Here most of the data lies close to the lower-left to upper-right diagonal. We have a single point on the upper left of the plot. In any single dimension that particular point is right in the range of the data. But combined in two dimensions, it becomes an outlier.

We can find this point by computing something called Leverage. Though this is generally used to find outliers during linear regression, we can use it here to help detect some outliers.

# create a matrix with our two data sets
data_matrix <- matrix(c(data1, data2), nrow=101, ncol=2)
tail(data_matrix)
##              [,1]        [,2]
## [96,]   0.1888523  0.37660990
## [97,]  -2.3504425 -2.08643945
## [98,]   0.9110532  0.06500559
## [99,]  -1.0946785 -1.09385952
## [100,] -2.4602479 -2.40095114
## [101,] -3.0000000  4.00000000
# leverage is also knows as hat values
leverage <- hat(data_matrix)
tail(leverage)
## [1] 0.01121853 0.03700946 0.02901691 0.02292416 0.04241248 0.71791422

Above are the last 6 rows of the matrix and you can see our outlier as the last point. The corresponding leverage values are also given. You can see the very high leverage value for the last point. As a rule of thumb, leverage values that exceed twice the average leverage value should be examined more closely. However, for an A/B test, we have many observations and a wide range of leverage values. In this case, I would start examining the highest leverage points and work your way down.

Alternatives

As mentioned above, Student's t-test is not very robust to outliers. There are other tests that are more robust to outliers and are based on each observation's ranks instead of actual value. You can start looking at the Mann-Whitney U test and enter the world of non-parametric statistics

http://en.wikipedia.org/wiki/Mann%E2%80%93Whitney_U_test

http://en.wikipedia.org/wiki/Nonparametric_statistics

http://www.originlab.com/index.aspx?go=Products/Origin/Statistics/NonparametricTests

http://support.minitab.com/en-us/minitab/17/topic-library/basic-statistics-and-graphs/hypothesis-tests/nonparametrics-tests/understanding-nonparametric-tests/

http://sphweb.bumc.bu.edu/otlt/MPH-Modules/BS/BS704_Nonparametric/BS704_Nonparametric2.html

Additional Information

Here are some other links about leverage and other types of outlier detection

http://en.wikipedia.org/wiki/Leverage_(statistics)

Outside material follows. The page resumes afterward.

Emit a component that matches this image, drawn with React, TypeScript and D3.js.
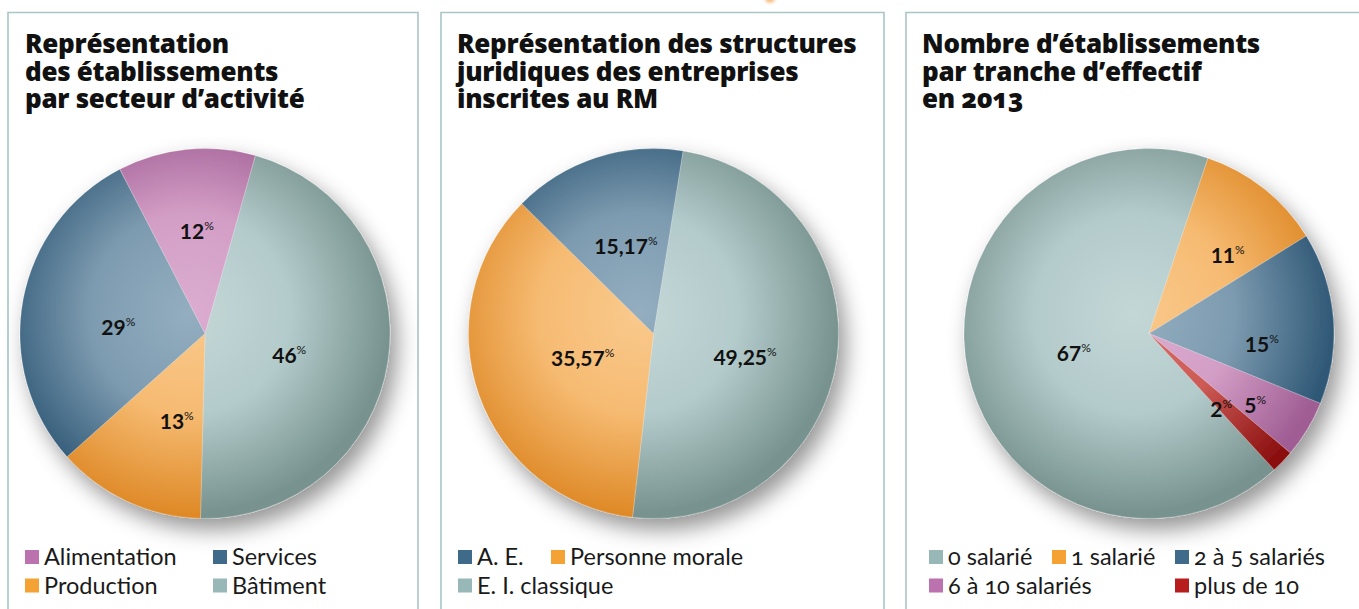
import React from "react";
import * as d3 from "d3";

// ---------- DATA ----------
const sectorCategories = ["Bâtiment", "Production", "Services", "Alimentation"];
const sectorValues = [46, 13, 29, 12];

const legalCategories = ["E. I. classique", "Personne morale", "A. E."];
const legalValues = [49.25, 35.57, 15.17];

const staffCategories = ["0 salarié", "1 salarié", "2 à 5 salariés", "6 à 10 salariés", "plus de 10"];
const staffValues = [67, 11, 15, 5, 2];

const sectorTitle = ["Représentation", "des établissements", "par secteur d’activité"];
const legalTitle = ["Représentation des structures", "juridiques des entreprises", "inscrites au RM"];
const staffTitle = ["Nombre d’établissements", "par tranche d’effectif", "en 2013"];

// ---------- STYLE ----------
type Tone = { legend: string; light: string; mid: string; dark: string };
const tones: Record<string, Tone> = {
  teal: { legend: "#98b7b7", light: "#c4d7d7", mid: "#b4cbcb", dark: "#78938f" },
  blue: { legend: "#3f6a8a", light: "#94aec0", mid: "#7d9bb0", dark: "#2f5876" },
  orange: { legend: "#f5a235", light: "#f9c98c", mid: "#f6bb72", dark: "#df8a28" },
  pink: { legend: "#bb72ae", light: "#dbadd0", mid: "#d39ec6", dark: "#9f5d93" },
  red: { legend: "#b81d1d", light: "#d9716a", mid: "#cc5a55", dark: "#8c1111" },
};
const toneOf: Record<string, string> = {
  "Bâtiment": "teal", "Production": "orange", "Services": "blue", "Alimentation": "pink",
  "E. I. classique": "teal", "Personne morale": "orange", "A. E.": "blue",
  "0 salarié": "teal", "1 salarié": "orange", "2 à 5 salariés": "blue",
  "6 à 10 salariés": "pink", "plus de 10": "red",
};

const FONT = "Lato, 'Open Sans', sans-serif";
const TITLE_FONT = "'Open Sans', Lato, sans-serif";
const BORDER = "#a9c5c6";

type PanelCfg = {
  id: string;
  x0: number; x1: number | null;
  title: string[];
  categories: string[];
  values: number[];
  startDeg: number;
  decimals: number;
  labelR: number[];      // label radius fraction
  labelDA: number[];     // label angle nudge (deg)
  legend: { key: string; col: number; row: number }[];
  legendCols: number[];  // x offsets of legend columns
};

const R = 185;
const CY = 333.5;

const panels: PanelCfg[] = [
  {
    id: "p1", x0: 8, x1: 418, title: sectorTitle,
    categories: sectorCategories, values: sectorValues, startDeg: 15.8, decimals: 0,
    labelR: [0.47, 0.5, 0.47, 0.555], labelDA: [5.8, -7, -6.4, 1.2],
    legend: [
      { key: "Alimentation", col: 0, row: 0 }, { key: "Services", col: 1, row: 0 },
      { key: "Production", col: 0, row: 1 }, { key: "Bâtiment", col: 1, row: 1 },
    ],
    legendCols: [25, 213],
  },
  {
    id: "p2", x0: 441, x1: 884, title: legalTitle,
    categories: legalCategories, values: legalValues, startDeg: 9.2, decimals: 2,
    labelR: [0.512, 0.405, 0.496], labelDA: [7, 0.3, 0.6],
    legend: [
      { key: "A. E.", col: 0, row: 0 }, { key: "Personne morale", col: 1, row: 0 },
      { key: "E. I. classique", col: 0, row: 1 },
    ],
    legendCols: [458, 551],
  },
  {
    id: "p3", x0: 906, x1: null, title: staffTitle,
    categories: staffCategories, values: staffValues, startDeg: 137.4, decimals: 0,
    labelR: [0.42, 0.6, 0.613, 0.695, 0.568], labelDA: [-2.7, 6.7, 10.4, 3.1, 2.8],
    legend: [
      { key: "0 salarié", col: 0, row: 0 }, { key: "1 salarié", col: 1, row: 0 },
      { key: "2 à 5 salariés", col: 2, row: 0 },
      { key: "6 à 10 salariés", col: 0, row: 1 }, { key: "plus de 10", col: 2, row: 1 },
    ],
    legendCols: [929, 1052, 1175],
  },
];
const pieCX: Record<string, number> = { p1: 205, p2: 653.5, p3: 1149 };
const titleX: Record<string, number> = { p1: 25, p2: 457, p3: 922 };

const toRad = (d: number) => (d * Math.PI) / 180;

function Panel({ cfg }: { cfg: PanelCfg }) {
  const cx = pieCX[cfg.id];
  const start = toRad(cfg.startDeg);
  const pie = d3.pie<number>().sort(null).startAngle(start).endAngle(start + 2 * Math.PI);
  const arcs = pie(cfg.values);
  const arc = d3.arc<d3.PieArcDatum<number>>().innerRadius(0).outerRadius(R);
  const fmt = (v: number) => d3.format(`.${cfg.decimals}f`)(v).replace(".", ",");
  const H = 609;
  return (
    <g>
      {/* panel frame */}
      <path
        d={
          cfg.x1 === null
            ? `M${cfg.x0},${H + 2}V12.5H1362`
            : `M${cfg.x0},${H + 2}V12.5H${cfg.x1}V${H + 2}`
        }
        fill="none"
        stroke={BORDER}
        strokeWidth={1.6}
      />
      {/* title */}
      {cfg.title.map((t, i) => (
        <text key={i} x={titleX[cfg.id]} y={53 + i * 27.5} fontFamily={TITLE_FONT} fontWeight={800}
          fontSize={26} fill="#111" letterSpacing={-0.3}
          style={{ fontVariantNumeric: "oldstyle-nums" }}>{t}</text>
      ))}
      {/* pie */}
      <g transform={`translate(${cx},${CY})`}>
        <g filter="url(#shadow)">
          {arcs.map((a, i) => (
            <path key={i} d={arc(a) || ""} fill={`url(#grad-${cfg.id}-${i})`}
              stroke="#ffffff" strokeOpacity={0.35} strokeWidth={0.6} />
          ))}
        </g>
        <defs>
          {arcs.map((a, i) => {
            const t = tones[toneOf[cfg.categories[i]]];
            return (
              <radialGradient key={i} id={`grad-${cfg.id}-${i}`} gradientUnits="userSpaceOnUse"
                cx={-15} cy={-20} r={R * 1.08} fx={-15} fy={-20}>
                <stop offset="0" stopColor={t.light} />
                <stop offset="0.5" stopColor={t.mid} />
                <stop offset="1" stopColor={t.dark} />
              </radialGradient>
            );
          })}
        </defs>
        {arcs.map((a, i) => {
          const mid = (a.startAngle + a.endAngle) / 2 + toRad(cfg.labelDA[i]);
          const r = cfg.labelR[i] * R;
          const x = Math.sin(mid) * r;
          const y = -Math.cos(mid) * r;
          return (
            <text key={i} x={x} y={y + 7.5} textAnchor="middle" fontFamily={FONT}
              fontWeight={700} fontSize={21} fill="#111">
              {fmt(cfg.values[i])}
              <tspan fontSize={12} dy={-9} fontWeight={400}>%</tspan>
            </text>
          );
        })}
      </g>
      {/* legend */}
      {cfg.legend.map((l, i) => {
        const x = cfg.legendCols[l.col];
        const yb = 565 + l.row * 28.5;
        return (
          <g key={i}>
            <rect x={x} y={yb - 15} width={14} height={14} fill={tones[toneOf[l.key]].legend} />
            <text x={x + 19} y={yb} fontFamily={FONT} fontSize={23.5} fill="#1a1a1a"
              style={{ fontVariantNumeric: "oldstyle-nums" }}>{l.key}</text>
          </g>
        );
      })}
    </g>
  );
}

export default function App() {
  return (
    <svg width={1359} height={609} style={{ position: "absolute", left: 0, top: 0, background: "#fff" }}>
      <defs>
        <filter id="shadow" x="-30%" y="-30%" width="170%" height="170%">
          <feDropShadow dx={7} dy={11} stdDeviation={11} floodColor="#000" floodOpacity={0.42} />
        </filter>
        <filter id="blurDot" x="-100%" y="-100%" width="300%" height="300%">
          <feGaussianBlur stdDeviation={1.5} />
        </filter>
      </defs>
      <rect width={1359} height={609} fill="#fff" />
      <ellipse cx={770} cy={-1} rx={5} ry={4} fill="#f5b06a" filter="url(#blurDot)" opacity={0.8} />
      {panels.map((p) => (
        <Panel key={p.id} cfg={p} />
      ))}
    </svg>
  );
}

http://en.wikipedia.org/wiki/Outlier

http://onlinestatbook.com/2/regression/influential.html

http://pages.stern.nyu.edu/~churvich/Undergrad/Handouts2/31-Reg6.pdf

Conclusion

Bots and scripts can cause problems in your A/B tests. It is important to try to detect these users in your data and remove them since they do not represent your target population.